Personal information
- Born: 1 March 1988 (age 38) Birmingham, Alabama, United States

Sport
- Sport: Sport shooting

Medal record
Representing United States
Pan American Games
| Silver medal – second place | 2011 Guadalajara | 10m air rifle |

= Jonathan Hall (sport shooter) =

American sport shooter

Johnathan Hall (born 1 March 1988) is an American sport shooter who competed at the 2012 Summer Olympics in the Men's 10 metre air rifle. He is the third son of Joe and Creaestia Hall, and started shooting because his two older brothers were in the sport.

The way the "Hall Boys" got started in the shooting sports is because the neighbor kid had received a BB gun for Christmas, and Jonathan's oldest brother wanted one too. when James asked their anti gun (at the time) mother if they could get a BB gun, at first she refused but then she figured she could "bore" her children out of wanting a gun by sending them to a day hunter safety education course. where Jonathan and his brothers met the Local 4-H BB program coach and it all started from there.

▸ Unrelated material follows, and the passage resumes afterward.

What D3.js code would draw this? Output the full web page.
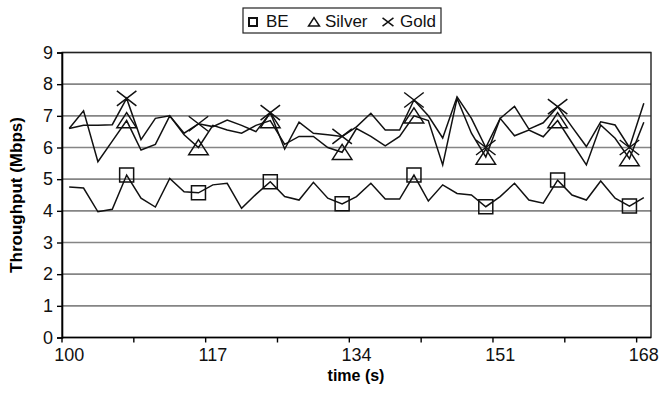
<!DOCTYPE html>
<html>
<head>
<meta charset="utf-8">
<script src="https://cdn.jsdelivr.net/npm/d3@7"></script>
<style>
  html, body { margin: 0; padding: 0; background: #fff; }
  svg { display: block; font-family: Arial, "Liberation Sans", sans-serif; }
</style>
</head>
<body>
<svg id="chart" width="661" height="393"></svg>
<script>
// Sample times: 41 samples, 1.7 s apart, from 100 s to 168 s
const times = d3.range(41).map(i => +(100 + i * 1.7).toFixed(1));
const tickLabels = [100, 117, 134, 151, 168];
const yTicks = [0, 1, 2, 3, 4, 5, 6, 7, 8, 9];

// Throughput per class of service (Mbps)
const beValues = [4.75, 4.72, 3.97, 4.05, 5.13, 4.4, 4.12, 5.02, 4.6, 4.57,
  4.82, 4.87, 4.08, 4.52, 4.92, 4.45, 4.34, 4.9, 4.4, 4.22,
  4.45, 4.87, 4.37, 4.37, 5.13, 4.31, 4.82, 4.55, 4.5, 4.13,
  4.45, 4.87, 4.34, 4.24, 4.97, 4.5, 4.34, 4.94, 4.4, 4.15, 4.42];
const silverValues = [6.6, 7.16, 5.55, 6.2, 6.85, 5.92, 6.1, 7.0, 6.4, 6.0,
  6.7, 6.55, 6.45, 6.7, 6.85, 6.1, 6.35, 6.35, 6.0, 5.85,
  6.6, 6.35, 6.05, 6.35, 7.0, 6.85, 5.45, 7.55, 6.45, 5.7,
  6.92, 6.37, 6.55, 6.34, 6.85, 6.15, 5.45, 6.71, 6.29, 5.65, 6.8];
const goldValues = [6.6, 6.7, 6.7, 6.72, 7.55, 6.25, 6.92, 7.0, 6.45, 6.75,
  6.66, 6.87, 6.7, 6.5, 7.1, 5.95, 6.8, 6.45, 6.4, 6.35,
  6.65, 7.08, 6.55, 6.55, 7.5, 7.0, 6.3, 7.6, 6.92, 6.0,
  6.92, 7.3, 6.58, 6.78, 7.29, 6.65, 6.03, 6.81, 6.71, 6.0, 7.4];

const seriesNames = ["BE", "Silver", "Gold"];
const seriesValues = [beValues, silverValues, goldValues];
const markerShapes = ["square", "triangle", "cross"];

const svg = d3.select("#chart");
const plotLeft = 62, plotRight = 651, plotTop = 52.5, plotBottom = 337.5;

const x = d3.scaleBand().domain(d3.range(times.length)).range([plotLeft, plotRight]).paddingInner(0).paddingOuter(0);
const cx = i => x(i) + x.bandwidth() / 2;
const y = d3.scaleLinear().domain([0, 9]).range([plotBottom, plotTop]);

// horizontal gridlines
svg.append("g").selectAll("line").data(yTicks.filter(v => v > 0)).join("line")
  .attr("x1", plotLeft).attr("x2", plotRight)
  .attr("y1", d => y(d)).attr("y2", d => y(d))
  .attr("stroke", "#858585").attr("stroke-width", 1.6);

// plot frame
svg.append("rect").attr("x", plotLeft).attr("y", plotTop)
  .attr("width", plotRight - plotLeft).attr("height", plotBottom - plotTop)
  .attr("fill", "none").attr("stroke", "#222").attr("stroke-width", 1.4);

// y axis
const yAxis = d3.axisLeft(y).tickValues(yTicks).tickSize(5).tickPadding(4);
const gy = svg.append("g").attr("transform", `translate(${plotLeft},0)`).call(yAxis);
gy.select(".domain").attr("stroke", "#000").attr("stroke-width", 1.6);
gy.selectAll(".tick line").attr("stroke", "#000").attr("stroke-width", 1.4);
gy.selectAll(".tick text").attr("font-size", 18).attr("fill", "#111")
  .attr("font-family", "Arial, 'Liberation Sans', sans-serif");

// x axis: tick marks on category boundaries every 5 samples, labels under every 10th sample
const gx = svg.append("g");
gx.append("line").attr("x1", plotLeft).attr("x2", plotRight).attr("y1", plotBottom).attr("y2", plotBottom)
  .attr("stroke", "#000").attr("stroke-width", 1.6);
const tickIdx = d3.range(0, times.length, 5);
gx.selectAll("line.tk").data(tickIdx).join("line").attr("class", "tk")
  .attr("x1", d => x(d)).attr("x2", d => x(d))
  .attr("y1", plotBottom).attr("y2", plotBottom + 5)
  .attr("stroke", "#000").attr("stroke-width", 1.4);
gx.selectAll("text").data(times.map((t, i) => ({t, i})).filter(d => tickLabels.includes(d.t))).join("text")
  .attr("x", d => cx(d.i)).attr("y", plotBottom + 23)
  .attr("text-anchor", "middle").attr("font-size", 18).attr("fill", "#111")
  .text(d => d.t);

// axis titles
svg.append("text").attr("x", 356).attr("y", 381).attr("text-anchor", "middle")
  .attr("font-size", 16).attr("font-weight", "bold").text("time (s)");
svg.append("text").attr("transform", `translate(22,${(plotTop + plotBottom) / 2}) rotate(-90)`)
  .attr("text-anchor", "middle").attr("font-size", 17).attr("font-weight", "bold")
  .text("Throughput (Mbps)");

// marker path builder
function markerPath(shape, s) {
  if (shape === "square") return `M${-s},${-s}H${s}V${s}H${-s}Z`;
  if (shape === "triangle") return `M0,${-s * 1.05}L${s * 1.3},${s * 0.95}L${-s * 1.3},${s * 0.95}Z`;
  return `M${-s * 1.3},${-s}L${s * 1.3},${s}M${s * 1.3},${-s}L${-s * 1.3},${s}`;
}

// series lines
const line = d3.line().x((d, i) => cx(i)).y(d => y(d));
seriesValues.forEach(vals => {
  svg.append("path").datum(vals).attr("d", line)
    .attr("fill", "none").attr("stroke", "#111").attr("stroke-width", 1.5)
    .attr("stroke-linejoin", "miter");
});

// markers every fifth sample, starting at the fifth
const markerIdx = d3.range(4, times.length, 5);
seriesValues.forEach((vals, k) => {
  const size = k === 0 ? 7 : 7.5;
  svg.append("g").selectAll("path").data(markerIdx).join("path")
    .attr("transform", i => `translate(${cx(i)},${y(vals[i])})`)
    .attr("d", markerPath(markerShapes[k], size))
    .attr("fill", "none").attr("stroke", "#111").attr("stroke-width", 1.5);
});

// legend
const lg = svg.append("g");
lg.append("rect").attr("x", 243).attr("y", 8).attr("width", 198).attr("height", 25)
  .attr("fill", "#fff").attr("stroke", "#222").attr("stroke-width", 1.2);
const legendItems = [
  {name: seriesNames[0], shape: markerShapes[0], mx: 253, tx: 266},
  {name: seriesNames[1], shape: markerShapes[1], mx: 314, tx: 325},
  {name: seriesNames[2], shape: markerShapes[2], mx: 388, tx: 400}
];
legendItems.forEach(it => {
  lg.append("path").attr("transform", `translate(${it.mx},${22})`)
    .attr("d", markerPath(it.shape, it.shape === "square" ? 4 : 4.2))
    .attr("fill", "none").attr("stroke", "#111").attr("stroke-width", it.shape === "square" ? 2 : 1.5);
  lg.append("text").attr("x", it.tx).attr("y", 27).attr("font-size", 17).attr("fill", "#111").text(it.name);
});
</script>
</body>
</html>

Jonathan's brothers are James Hall, the eldest, Joseph Hall, and Jacob Hall the "Baby boy" all of the Hall brothers shoot. James Hall is on the USAS National team for air pistol and competes in international competitions, while Joseph Hall currently shoots for the U.S. Army Marksmanship Unit (AMU) in Fort Benning, Georgia and competes in Air Rifle (.177 cal) and Smallbore (.22 cal, 3-Position). The youngest of the hall brothers, Jacob Hall, also competes with Air Pistol (.177 cal), and is currently attending Columbus Technical College in Columbus, Georgia, where he is working on his degree in Business Management.